— PROMPT —
Check each line of the material below, and copy it if it holds the string "that".

— SUPPLIED DATA —
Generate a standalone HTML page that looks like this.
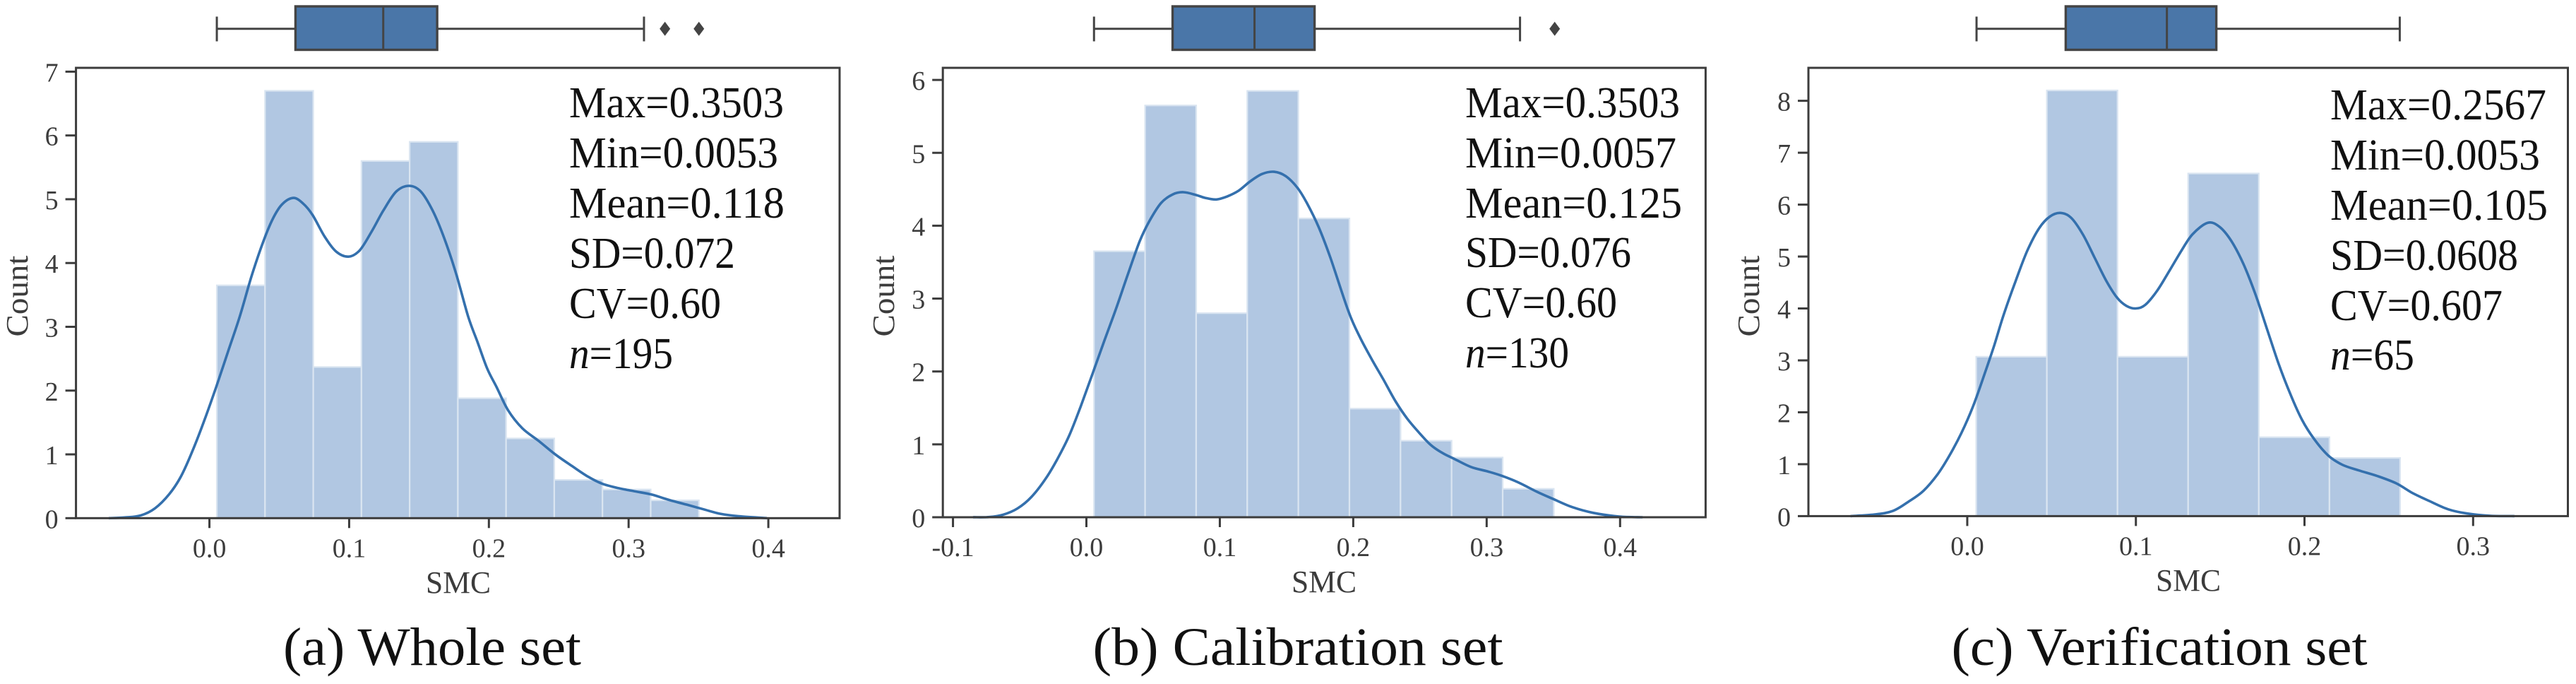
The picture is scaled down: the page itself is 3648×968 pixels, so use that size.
<!DOCTYPE html>
<html>
<head>
<meta charset="utf-8">
<title>SMC distributions</title>
<style>
html,body{margin:0;padding:0;background:#fff;width:3648px;height:968px;overflow:hidden}
svg{display:block;font-family:"Liberation Serif",serif}
.stat{font-size:62px;fill:#111}
.cap{font-size:76px;fill:#111;text-anchor:middle}
.title{font-size:44px;fill:#3c3c3c;text-anchor:middle}
.tick{font-size:38px;fill:#3c3c3c}
</style>
</head>
<body>
<svg id="fig" xmlns="http://www.w3.org/2000/svg" width="3648" height="968" viewBox="0 0 3648 968">
  <g id="marks"></g>

  <g>
    <text class="stat" x="806" y="166" textLength="304" lengthAdjust="spacingAndGlyphs">Max=0.3503</text>
    <text class="stat" x="806" y="237" textLength="296" lengthAdjust="spacingAndGlyphs">Min=0.0053</text>
    <text class="stat" x="806" y="308" textLength="305" lengthAdjust="spacingAndGlyphs">Mean=0.118</text>
    <text class="stat" x="806" y="379" textLength="235" lengthAdjust="spacingAndGlyphs">SD=0.072</text>
    <text class="stat" x="806" y="450" textLength="215" lengthAdjust="spacingAndGlyphs">CV=0.60</text>
    <text class="stat" x="806" y="521" textLength="147" lengthAdjust="spacingAndGlyphs"><tspan font-style="italic">n</tspan>=195</text>
  </g>
  <g>
    <text class="stat" x="2075" y="166" textLength="304" lengthAdjust="spacingAndGlyphs">Max=0.3503</text>
    <text class="stat" x="2075" y="237" textLength="299" lengthAdjust="spacingAndGlyphs">Min=0.0057</text>
    <text class="stat" x="2075" y="308" textLength="307" lengthAdjust="spacingAndGlyphs">Mean=0.125</text>
    <text class="stat" x="2075" y="378" textLength="235" lengthAdjust="spacingAndGlyphs">SD=0.076</text>
    <text class="stat" x="2075" y="449" textLength="215" lengthAdjust="spacingAndGlyphs">CV=0.60</text>
    <text class="stat" x="2075" y="520" textLength="147" lengthAdjust="spacingAndGlyphs"><tspan font-style="italic">n</tspan>=130</text>
  </g>
  <g>
    <text class="stat" x="3300" y="169" textLength="306" lengthAdjust="spacingAndGlyphs">Max=0.2567</text>
    <text class="stat" x="3300" y="240" textLength="297" lengthAdjust="spacingAndGlyphs">Min=0.0053</text>
    <text class="stat" x="3300" y="311" textLength="308" lengthAdjust="spacingAndGlyphs">Mean=0.105</text>
    <text class="stat" x="3300" y="382" textLength="266" lengthAdjust="spacingAndGlyphs">SD=0.0608</text>
    <text class="stat" x="3300" y="453" textLength="244" lengthAdjust="spacingAndGlyphs">CV=0.607</text>
    <text class="stat" x="3300" y="523" textLength="119" lengthAdjust="spacingAndGlyphs"><tspan font-style="italic">n</tspan>=65</text>
  </g>

  <text class="title" x="649" y="839" textLength="92" lengthAdjust="spacingAndGlyphs">SMC</text>
  <text class="title" x="1875" y="838" textLength="92" lengthAdjust="spacingAndGlyphs">SMC</text>
  <text class="title" x="3099" y="836" textLength="92" lengthAdjust="spacingAndGlyphs">SMC</text>
  <text class="title" transform="translate(39,419) rotate(-90)" textLength="115" lengthAdjust="spacingAndGlyphs">Count</text>
  <text class="title" transform="translate(1266,419) rotate(-90)" textLength="115" lengthAdjust="spacingAndGlyphs">Count</text>
  <text class="title" transform="translate(2491,419) rotate(-90)" textLength="115" lengthAdjust="spacingAndGlyphs">Count</text>

  <text class="cap" x="612" y="941" textLength="422" lengthAdjust="spacingAndGlyphs">(a) Whole set</text>
  <text class="cap" x="1838" y="941" textLength="581" lengthAdjust="spacingAndGlyphs">(b) Calibration set</text>
  <text class="cap" x="3058" y="941" textLength="589" lengthAdjust="spacingAndGlyphs">(c) Verification set</text>
</svg>
<script>
// ---- Panel (a) Whole set ----
const countsA = [3.65, 6.7, 2.37, 5.6, 5.9, 1.88, 1.25, 0.6, 0.45, 0.28];
const rangeA = [0.0053, 0.3503];
const kdeXA = [-0.072,-0.06,-0.049,-0.0389,-0.0288,-0.0204,-0.012,-0.0035,0.0049,0.0133,0.0217,0.0301,0.0386,0.0453,0.052,0.0601,0.0672,0.0739,0.0823,0.0907,0.0995,0.1076,0.116,0.1244,0.1337,0.1429,0.1513,0.1598,0.1682,0.1766,0.1852,0.1919,0.1987,0.2054,0.2138,0.2239,0.2357,0.2475,0.2593,0.271,0.2811,0.2929,0.3047,0.3165,0.3283,0.3418,0.3535,0.3653,0.3788,0.399];
const kdeYA = [0,0.012,0.044,0.155,0.376,0.653,1.06,1.54,2.06,2.61,3.16,3.79,4.34,4.69,4.92,5.02,4.93,4.75,4.42,4.18,4.1,4.2,4.49,4.82,5.12,5.21,5.12,4.82,4.38,3.83,3.16,2.76,2.35,2.06,1.69,1.41,1.21,1.0,0.82,0.65,0.54,0.47,0.42,0.37,0.29,0.21,0.14,0.07,0.03,0];
const boxA = [0.0053, 0.0616, 0.1244, 0.163, 0.311];
const fliersA = [0.326, 0.3503];
const xTicksA = [0, 0.1, 0.2, 0.3, 0.4];
const yTicksA = [0, 1, 2, 3, 4, 5, 6, 7];
const xLimA = [-0.0955, 0.451];
const yLimA = [0, 7.06];

// ---- Panel (b) Calibration set ----
const countsB = [3.65, 5.65, 2.8, 5.85, 4.1, 1.49, 1.05, 0.82, 0.39];
const rangeB = [0.0057, 0.3503];
const kdeXB = [-0.085,-0.0728,-0.0623,-0.0517,-0.0411,-0.0305,-0.0217,-0.0129,-0.0041,0.0048,0.0136,0.0224,0.0312,0.04,0.0471,0.0559,0.0647,0.0727,0.0824,0.0894,0.0974,0.1053,0.1141,0.1229,0.1317,0.1406,0.1494,0.1582,0.1653,0.1741,0.1829,0.1965,0.2053,0.2141,0.2229,0.2317,0.2406,0.2494,0.2582,0.267,0.2758,0.2882,0.3005,0.3111,0.3235,0.3376,0.3499,0.364,0.3799,0.3993,0.4169];
const kdeYB = [0,0.003,0.036,0.12,0.28,0.53,0.8,1.12,1.53,1.98,2.43,2.87,3.34,3.79,4.06,4.31,4.43,4.46,4.42,4.38,4.36,4.4,4.48,4.61,4.71,4.74,4.68,4.52,4.31,3.98,3.56,2.82,2.46,2.16,1.88,1.59,1.35,1.16,0.99,0.88,0.8,0.69,0.63,0.57,0.48,0.35,0.25,0.14,0.06,0.01,0];
const boxB = [0.0057, 0.0646, 0.126, 0.171, 0.325];
const fliersB = [0.351];
const xTicksB = [-0.1, 0, 0.1, 0.2, 0.3, 0.4];
const yTicksB = [0, 1, 2, 3, 4, 5, 6];
const xLimB = [-0.1076, 0.4641];
const yLimB = [0, 6.166];

// ---- Panel (c) Verification set ----
const countsC = [3.07, 8.2, 3.07, 6.6, 1.52, 1.12];
const rangeC = [0.0053, 0.2567];
const kdeXC = [-0.0692,-0.0552,-0.0441,-0.0343,-0.0259,-0.0175,-0.0105,-0.0035,0.0035,0.0105,0.0161,0.0217,0.0287,0.0357,0.0427,0.049,0.0552,0.0615,0.0685,0.0755,0.0825,0.0888,0.0944,0.1,0.1056,0.1126,0.1196,0.1266,0.1336,0.1427,0.1497,0.1566,0.1636,0.1706,0.1776,0.1846,0.1916,0.1986,0.2056,0.214,0.2224,0.2322,0.2434,0.2545,0.2643,0.2741,0.2853,0.2965,0.3105,0.3245];
const kdeYC = [0,0.03,0.1,0.29,0.49,0.81,1.17,1.6,2.12,2.76,3.3,3.89,4.53,5.12,5.55,5.77,5.84,5.75,5.43,4.98,4.53,4.21,4.05,4.0,4.07,4.34,4.71,5.09,5.43,5.65,5.57,5.3,4.87,4.3,3.62,2.94,2.35,1.85,1.49,1.17,0.99,0.88,0.77,0.63,0.44,0.29,0.13,0.05,0.005,0];
const boxC = [0.0055, 0.0584, 0.1184, 0.1477, 0.2565];
const fliersC = [];
const xTicksC = [0, 0.1, 0.2, 0.3];
const yTicksC = [0, 1, 2, 3, 4, 5, 6, 7, 8];
const xLimC = [-0.0942, 0.3562];
const yLimC = [0, 8.635];

const NS = 'http://www.w3.org/2000/svg';
const root = document.getElementById('marks');

function mk(parent, tag, attrs, text) {
  const el = document.createElementNS(NS, tag);
  for (const k in attrs) el.setAttribute(k, attrs[k]);
  if (text !== undefined) el.textContent = text;
  parent.appendChild(el);
  return el;
}

function smoothPath(pts) {
  let d = 'M' + pts[0][0].toFixed(1) + ' ' + pts[0][1].toFixed(1);
  for (let i = 0; i < pts.length - 1; i++) {
    const p0 = pts[Math.max(i - 1, 0)], p1 = pts[i], p2 = pts[i + 1], p3 = pts[Math.min(i + 2, pts.length - 1)];
    const c1x = p1[0] + (p2[0] - p0[0]) / 6, c1y = p1[1] + (p2[1] - p0[1]) / 6;
    const c2x = p2[0] - (p3[0] - p1[0]) / 6, c2y = p2[1] - (p3[1] - p1[1]) / 6;
    d += 'C' + c1x.toFixed(1) + ' ' + c1y.toFixed(1) + ' ' + c2x.toFixed(1) + ' ' + c2y.toFixed(1) + ' ' + p2[0].toFixed(1) + ' ' + p2[1].toFixed(1);
  }
  return d;
}

function drawPanel(frame, xLim, yLim, counts, range, kdeX, kdeY, box, fliers, xTicks, yTicks) {
  const g = mk(root, 'g', {});
  
  

  const xPos = v => frame.left + (v - xLim[0]) / (xLim[1] - xLim[0]) * (frame.right - frame.left);
  const yPos = v => frame.bottom - (v - yLim[0]) / (yLim[1] - yLim[0]) * (frame.bottom - frame.top);

  // histogram bars
  const binW = (range[1] - range[0]) / counts.length;
  counts.forEach((c, i) => {
    const x0 = xPos(range[0] + i * binW), x1 = xPos(range[0] + (i + 1) * binW), y = yPos(c);
    const bar = mk(g, 'rect', {x: x0, y: y, width: x1 - x0, height: frame.bottom - y, fill: '#b1c7e2', stroke: '#dae5f1', 'stroke-width': 2.2});
    
    
  });

  // KDE curve
  const pts = kdeX.map((x, i) => [xPos(x), yPos(kdeY[i])]);
  const curve = mk(g, 'path', {d: smoothPath(pts), fill: 'none', stroke: '#3470ad', 'stroke-width': 3.6});
  
  

  // frame
  const border = mk(g, 'rect', {x: frame.left, y: frame.top, width: frame.right - frame.left, height: frame.bottom - frame.top, fill: 'none', stroke: '#3c3c3c', 'stroke-width': 3});
  
  

  // x ticks
  xTicks.forEach(t => {
    const x = xPos(t);
    const tm = mk(g, 'line', {x1: x, x2: x, y1: frame.bottom, y2: frame.bottom + 14, stroke: '#3c3c3c', 'stroke-width': 3});
    
    
    const lab = mk(g, 'text', {x: x, y: frame.bottom + 55, 'text-anchor': 'middle', class: 'tick'}, t.toFixed(1));
    
    
  });

  // y ticks
  yTicks.forEach(t => {
    const y = yPos(t);
    const tm = mk(g, 'line', {x1: frame.left - 15, x2: frame.left, y1: y, y2: y, stroke: '#3c3c3c', 'stroke-width': 3});
    
    
    const lab = mk(g, 'text', {x: frame.left - 25, y: y + 14, 'text-anchor': 'end', class: 'tick'}, String(t));
    
    
  });

  // box plot above the axes
  const by0 = 9, by1 = 70.5, byc = 40.7, capTop = 23.5, capBot = 58.5;
  const bp = mk(g, 'g', {stroke: '#444', 'stroke-width': 3});
  
  
  const wl = mk(bp, 'line', {x1: xPos(box[0]), x2: xPos(box[1]), y1: byc, y2: byc});
  
  
  const wh = mk(bp, 'line', {x1: xPos(box[3]), x2: xPos(box[4]), y1: byc, y2: byc});
  
  
  const cl = mk(bp, 'line', {x1: xPos(box[0]), x2: xPos(box[0]), y1: capTop, y2: capBot});
  
  
  const ch = mk(bp, 'line', {x1: xPos(box[4]), x2: xPos(box[4]), y1: capTop, y2: capBot});
  
  
  const rc = mk(bp, 'rect', {x: xPos(box[1]), y: by0, width: xPos(box[3]) - xPos(box[1]), height: by1 - by0, fill: '#4a76a8', 'stroke-width': 3.4});
  
  
  const md = mk(bp, 'line', {x1: xPos(box[2]), x2: xPos(box[2]), y1: by0, y2: by1});
  
  
  fliers.forEach(f => {
    const x = xPos(f);
    const dm = mk(g, 'path', {d: 'M' + x + ' ' + (byc - 10) + 'L' + (x + 7.5) + ' ' + byc + 'L' + x + ' ' + (byc + 10) + 'L' + (x - 7.5) + ' ' + byc + 'Z', fill: '#444'});
    
    
  });
}

drawPanel({left: 107.6, right: 1189, top: 96, bottom: 733.3}, xLimA, yLimA, countsA, rangeA, kdeXA, kdeYA, boxA, fliersA, xTicksA, yTicksA);
drawPanel({left: 1335.2, right: 2415.4, top: 96, bottom: 732}, xLimB, yLimB, countsB, rangeB, kdeXB, kdeYB, boxB, fliersB, xTicksB, yTicksB);
drawPanel({left: 2561, right: 3636.5, top: 96, bottom: 730.4}, xLimC, yLimC, countsC, rangeC, kdeXC, kdeYC, boxC, fliersC, xTicksC, yTicksC);
</script>
</body>
</html>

— ANSWER TO THIS EXERCISE —
Generate a standalone HTML page that looks like this.
The picture is scaled down: the page itself is 3648×968 pixels, so use that size.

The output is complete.